◆ EXERCISE TASK ◆
Both the line containing "Convert this chart to matplotlib code." and the line containing "label='Pendiente máxima (P" belong in the copy, as do all lines between them, copied exactly; pictures do not.
***** PROVIDED INFORMATION *****
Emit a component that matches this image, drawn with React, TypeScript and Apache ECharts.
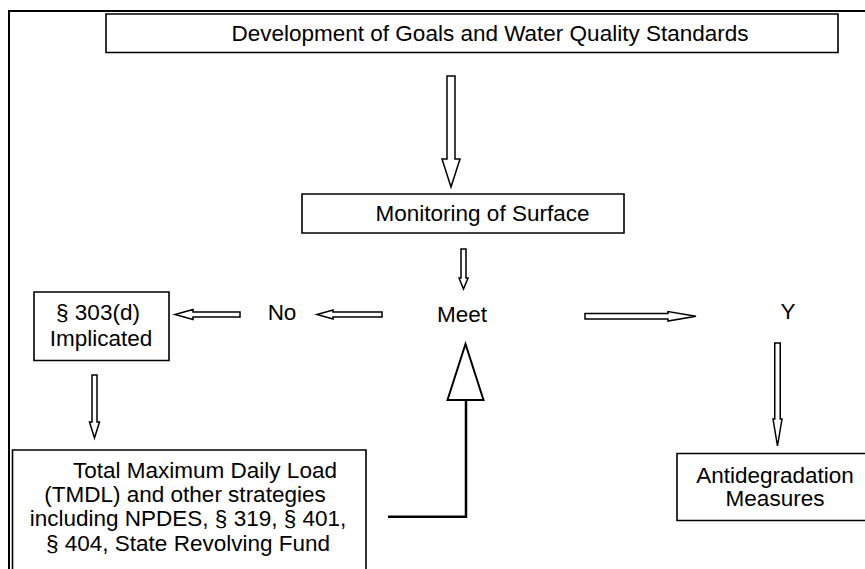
import React, { useEffect, useRef } from "react";
import * as echarts from "echarts";

// Flowchart texts
const topBoxLines = ["Development of Goals and Water Quality Standards"];
const monitorLines = ["Monitoring of Surface"];
const listedLines = ["§ 303(d)", "Implicated"];
const tmdlLines = [
  "Total Maximum Daily Load",
  "(TMDL) and other strategies",
  "including NPDES, § 319, § 401,",
  "§ 404, State Revolving Fund",
];
const antiLines = ["Antidegradation", "Measures"];
const decisionLabels = ["Meet", "No", "Y"];

const FONT = "'Liberation Sans', Arial, Helvetica, sans-serif";
const FS = 22.5;

function txt(text: string, x: number, y: number) {
  return {
    type: "text",
    x,
    y,
    style: {
      text,
      fill: "#000",
      font: `${FS}px ${FONT}`,
      align: "center",
      verticalAlign: "middle",
    },
  };
}

function box(x: number, y: number, w: number, h: number) {
  return {
    type: "rect",
    shape: { x, y, width: w, height: h },
    style: { fill: "#fff", stroke: "#000", lineWidth: 1.6 },
  };
}

function downArrow(cx: number, top: number, hs: number, tip: number, sw: number, hw: number) {
  return {
    type: "polygon",
    shape: {
      points: [
        [cx - sw / 2, top],
        [cx + sw / 2, top],
        [cx + sw / 2, hs],
        [cx + hw / 2, hs],
        [cx, tip],
        [cx - hw / 2, hs],
        [cx - sw / 2, hs],
      ],
    },
    style: { fill: "#fff", stroke: "#000", lineWidth: 1.5 },
  };
}

function hArrow(cy: number, tail: number, hs: number, tip: number, sw: number, hw: number) {
  return {
    type: "polygon",
    shape: {
      points: [
        [tail, cy - sw / 2],
        [hs, cy - sw / 2],
        [hs, cy - hw / 2],
        [tip, cy],
        [hs, cy + hw / 2],
        [hs, cy + sw / 2],
        [tail, cy + sw / 2],
      ],
    },
    style: { fill: "#fff", stroke: "#000", lineWidth: 1.5 },
  };
}

export default function App() {
  const ref = useRef<HTMLDivElement>(null);
  useEffect(() => {
    if (!ref.current) return;
    const chart = echarts.init(ref.current, undefined, { renderer: "svg" });
    const elements: any[] = [
      // outer frame
      { type: "line", shape: { x1: 8, y1: 11, x2: 866, y2: 11 }, style: { stroke: "#000", lineWidth: 2 } },
      { type: "line", shape: { x1: 9, y1: 11, x2: 9, y2: 570 }, style: { stroke: "#000", lineWidth: 2 } },

      // boxes
      box(106, 14, 732, 38.5),
      box(302, 194, 322, 39),
      box(34, 292, 135, 68.5),
      box(12.5, 450, 353.5, 140),
      box(677, 453.5, 200, 67),

      // arrows
      downArrow(451, 76, 159, 187, 8, 18),
      downArrow(463.5, 249, 278, 289, 5, 9),
      downArrow(777.5, 343, 419, 446, 5.5, 9),
      downArrow(94.5, 375, 422, 438, 5, 10),
      hArrow(316.3, 585, 668, 696, 5.5, 9.5),
      hArrow(314.5, 382, 333, 317, 5, 9),
      hArrow(314.5, 240, 193, 175, 5, 10),

      // feedback connector
      {
        type: "polyline",
        shape: { points: [[388, 516.7], [466, 516.7], [466, 400]] },
        style: { stroke: "#000", lineWidth: 2.5, fill: null },
      },
      {
        type: "polygon",
        shape: { points: [[447.5, 400], [483.5, 400], [465.5, 344]] },
        style: { fill: "#fff", stroke: "#000", lineWidth: 2 },
      },

      // texts
      txt(topBoxLines[0], 490, 33),
      txt(monitorLines[0], 482.5, 213),
      txt(listedLines[0], 98, 312),
      txt(listedLines[1], 101, 338),
      txt(tmdlLines[0], 205, 470),
      txt(tmdlLines[1], 185, 494),
      txt(tmdlLines[2], 188, 518),
      txt(tmdlLines[3], 188, 543),
      txt(antiLines[0], 775, 475),
      txt(antiLines[1], 775, 498),
      txt(decisionLabels[0], 462, 314),
      txt(decisionLabels[1], 282, 312),
      txt(decisionLabels[2], 788, 311),
    ];
    chart.setOption({
      animation: false,
      backgroundColor: "#fff",
      graphic: { elements },
    });
    return () => chart.dispose();
  }, []);
  return (
    <div
      ref={ref}
      style={{ position: "fixed", left: 0, top: 0, width: 865, height: 569, background: "#fff" }}
    />
  );
}
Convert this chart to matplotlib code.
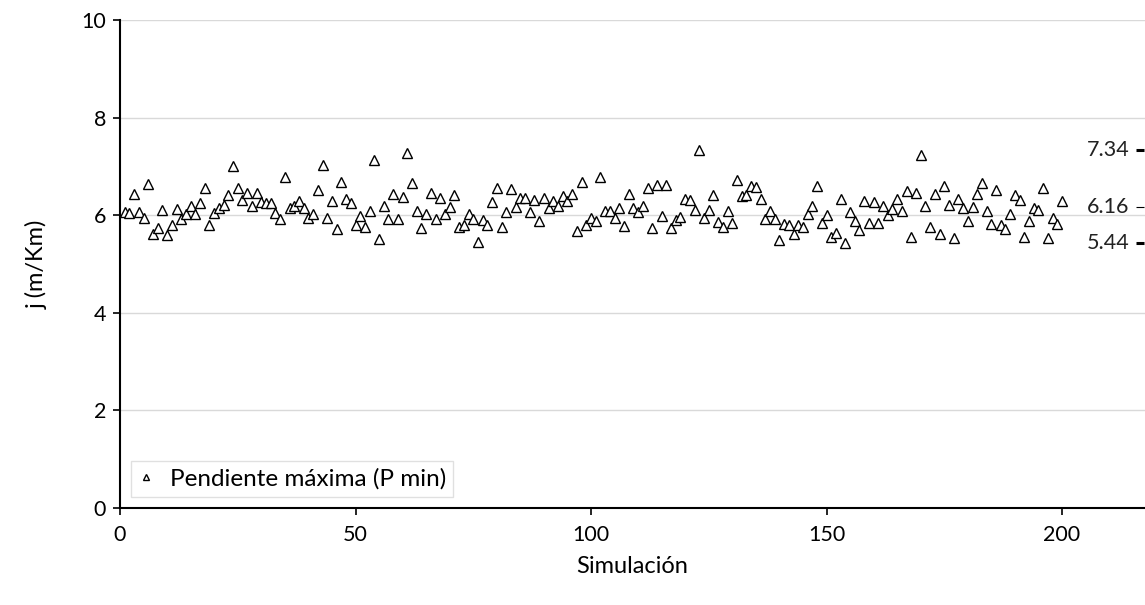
import matplotlib
matplotlib.use("Agg")
import matplotlib.pyplot as plt

plt.rcParams['font.family'] = ['Lato', 'DejaVu Sans']

# pendiente máxima por simulación (1..200)
pendiente = [
    6.07, 6.05, 6.43, 6.07, 5.94, 6.64, 5.62, 5.73, 6.10, 5.59,
    5.80, 6.12, 5.93, 6.02, 6.18, 6.03, 6.26, 6.55, 5.80, 6.04,
    6.14, 6.20, 6.41, 7.00, 6.55, 6.31, 6.46, 6.18, 6.46, 6.27,
    6.25, 6.25, 6.04, 5.93, 6.79, 6.14, 6.19, 6.29, 6.14, 5.94,
    6.02, 6.52, 7.03, 5.94, 6.29, 5.71, 6.68, 6.33, 6.25, 5.80,
    5.99, 5.75, 6.09, 7.13, 5.51, 6.19, 5.93, 6.43, 5.93, 6.38,
    7.28, 6.67, 6.09, 5.73, 6.03, 6.45, 5.93, 6.35, 6.02, 6.16,
    6.42, 5.75, 5.80, 6.03, 5.92, 5.45, 5.90, 5.80, 6.28, 6.55,
    5.75, 6.07, 6.53, 6.16, 6.36, 6.36, 6.07, 6.31, 5.88, 6.36,
    6.14, 6.29, 6.18, 6.40, 6.29, 6.43, 5.68, 6.69, 5.80, 5.94,
    5.89, 6.79, 6.09, 6.09, 5.94, 6.14, 5.77, 6.44, 6.14, 6.07,
    6.19, 6.55, 5.73, 6.61, 5.99, 6.62, 5.73, 5.90, 5.97, 6.33,
    6.31, 6.10, 7.34, 5.94, 6.11, 6.41, 5.87, 5.75, 6.08, 5.85,
    6.72, 6.40, 6.42, 6.59, 6.57, 6.33, 5.93, 6.08, 5.92, 5.49,
    5.82, 5.80, 5.62, 5.80, 5.75, 6.03, 6.19, 6.59, 5.83, 6.01,
    5.56, 5.63, 6.33, 5.44, 6.07, 5.88, 5.70, 6.29, 5.84, 6.28,
    5.84, 6.19, 6.01, 6.12, 6.33, 6.09, 6.50, 5.56, 6.45, 7.24,
    6.18, 5.75, 6.44, 5.62, 6.60, 6.21, 5.53, 6.34, 6.14, 5.88,
    6.16, 6.43, 6.66, 6.09, 5.82, 6.52, 5.80, 5.71, 6.02, 6.42,
    6.31, 5.56, 5.88, 6.14, 6.10, 6.55, 5.54, 5.94, 5.82, 6.29,
]
simulacion = list(range(1, len(pendiente) + 1))

# máximo, media, mínimo marcados a la derecha
stat_values = [7.34, 6.16, 5.44]
stat_labels = ['7.34', '6.16', '5.44']
stat_x = 216.6

fig = plt.figure(figsize=(11.45, 6.05), dpi=100)
ax = fig.add_axes([120 / 1145, 97 / 605, 1 - 120 / 1145, 488 / 605])

ax.plot(simulacion, pendiente, linestyle='none', marker='^', markersize=7,
        markerfacecolor='white', markeredgecolor='black', markeredgewidth=1.0,
        label='Pendiente máxima (P min)', zorder=3)

for v, lab, lw in zip(stat_values, stat_labels, [2.2, 0.8, 2.2]):
    ax.plot([stat_x], [v], marker='_', markersize=6, markeredgewidth=lw,
            color='black', clip_on=False, zorder=3)
    ax.text(stat_x - 2.3, v, lab, ha='right', va='center', fontsize=15.5,
            color='#222222')

ax.set_xlim(0, 1025 / 4.71)
ax.set_ylim(0, 10)
ax.set_xticks([0, 50, 100, 150, 200])
ax.set_yticks([0, 2, 4, 6, 8, 10])
ax.tick_params(axis='both', labelsize=15.5, length=5, width=1.2, direction='out',
               colors='black', pad=7)
ax.tick_params(axis='y', pad=5)
ax.yaxis.grid(True, color='#d9d9d9', linewidth=1.0)
ax.set_axisbelow(True)

for s in ['top', 'right']:
    ax.spines[s].set_visible(False)
for s in ['left', 'bottom']:
    ax.spines[s].set_linewidth(1.5)

ax.set_xlabel('Simulación', fontsize=17, labelpad=8)
ax.set_ylabel('j (m/Km)', fontsize=17, labelpad=24)

leg = ax.legend(loc='lower left', bbox_to_anchor=(0.0107, 0.022), borderaxespad=0,
                fontsize=17.5, frameon=True, fancybox=False, handlelength=0.6,
                handletextpad=0.7, markerscale=0.55, borderpad=0.3)
leg.get_frame().set_edgecolor('#d9d9d9')
leg.get_frame().set_linewidth(1.0)

fig.savefig('out.png', dpi=100)
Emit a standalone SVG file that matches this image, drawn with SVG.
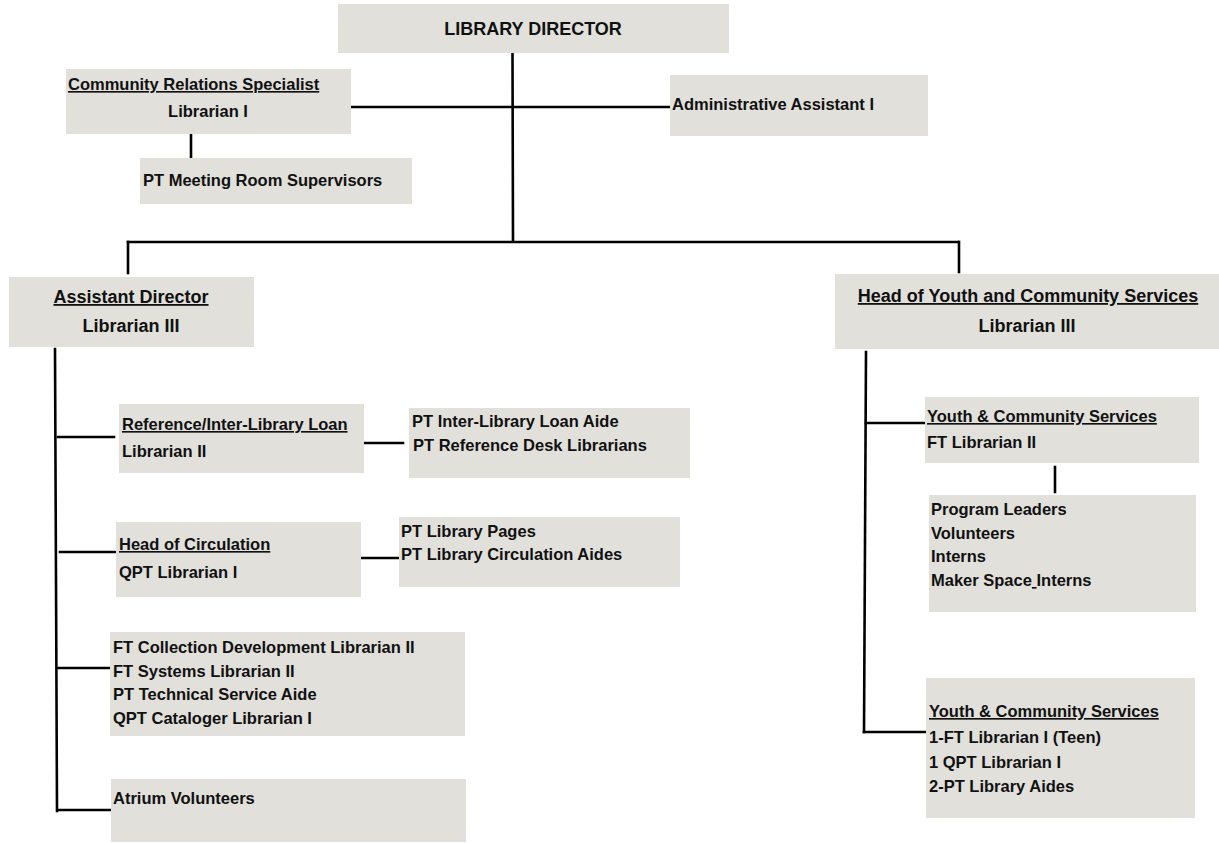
*****
◆ THE SOLUTION ◆
Convert this chart to matplotlib code.
import matplotlib
matplotlib.use("Agg")
import matplotlib.pyplot as plt

plt.rcParams['font.family'] = ['Lato', 'DejaVu Sans']

# pendiente máxima por simulación (1..200)
pendiente = [
    6.07, 6.05, 6.43, 6.07, 5.94, 6.64, 5.62, 5.73, 6.10, 5.59,
    5.80, 6.12, 5.93, 6.02, 6.18, 6.03, 6.26, 6.55, 5.80, 6.04,
    6.14, 6.20, 6.41, 7.00, 6.55, 6.31, 6.46, 6.18, 6.46, 6.27,
    6.25, 6.25, 6.04, 5.93, 6.79, 6.14, 6.19, 6.29, 6.14, 5.94,
    6.02, 6.52, 7.03, 5.94, 6.29, 5.71, 6.68, 6.33, 6.25, 5.80,
    5.99, 5.75, 6.09, 7.13, 5.51, 6.19, 5.93, 6.43, 5.93, 6.38,
    7.28, 6.67, 6.09, 5.73, 6.03, 6.45, 5.93, 6.35, 6.02, 6.16,
    6.42, 5.75, 5.80, 6.03, 5.92, 5.45, 5.90, 5.80, 6.28, 6.55,
    5.75, 6.07, 6.53, 6.16, 6.36, 6.36, 6.07, 6.31, 5.88, 6.36,
    6.14, 6.29, 6.18, 6.40, 6.29, 6.43, 5.68, 6.69, 5.80, 5.94,
    5.89, 6.79, 6.09, 6.09, 5.94, 6.14, 5.77, 6.44, 6.14, 6.07,
    6.19, 6.55, 5.73, 6.61, 5.99, 6.62, 5.73, 5.90, 5.97, 6.33,
    6.31, 6.10, 7.34, 5.94, 6.11, 6.41, 5.87, 5.75, 6.08, 5.85,
    6.72, 6.40, 6.42, 6.59, 6.57, 6.33, 5.93, 6.08, 5.92, 5.49,
    5.82, 5.80, 5.62, 5.80, 5.75, 6.03, 6.19, 6.59, 5.83, 6.01,
    5.56, 5.63, 6.33, 5.44, 6.07, 5.88, 5.70, 6.29, 5.84, 6.28,
    5.84, 6.19, 6.01, 6.12, 6.33, 6.09, 6.50, 5.56, 6.45, 7.24,
    6.18, 5.75, 6.44, 5.62, 6.60, 6.21, 5.53, 6.34, 6.14, 5.88,
    6.16, 6.43, 6.66, 6.09, 5.82, 6.52, 5.80, 5.71, 6.02, 6.42,
    6.31, 5.56, 5.88, 6.14, 6.10, 6.55, 5.54, 5.94, 5.82, 6.29,
]
simulacion = list(range(1, len(pendiente) + 1))

# máximo, media, mínimo marcados a la derecha
stat_values = [7.34, 6.16, 5.44]
stat_labels = ['7.34', '6.16', '5.44']
stat_x = 216.6

fig = plt.figure(figsize=(11.45, 6.05), dpi=100)
ax = fig.add_axes([120 / 1145, 97 / 605, 1 - 120 / 1145, 488 / 605])

ax.plot(simulacion, pendiente, linestyle='none', marker='^', markersize=7,
        markerfacecolor='white', markeredgecolor='black', markeredgewidth=1.0,
        label='Pendiente máxima (P min)', zorder=3)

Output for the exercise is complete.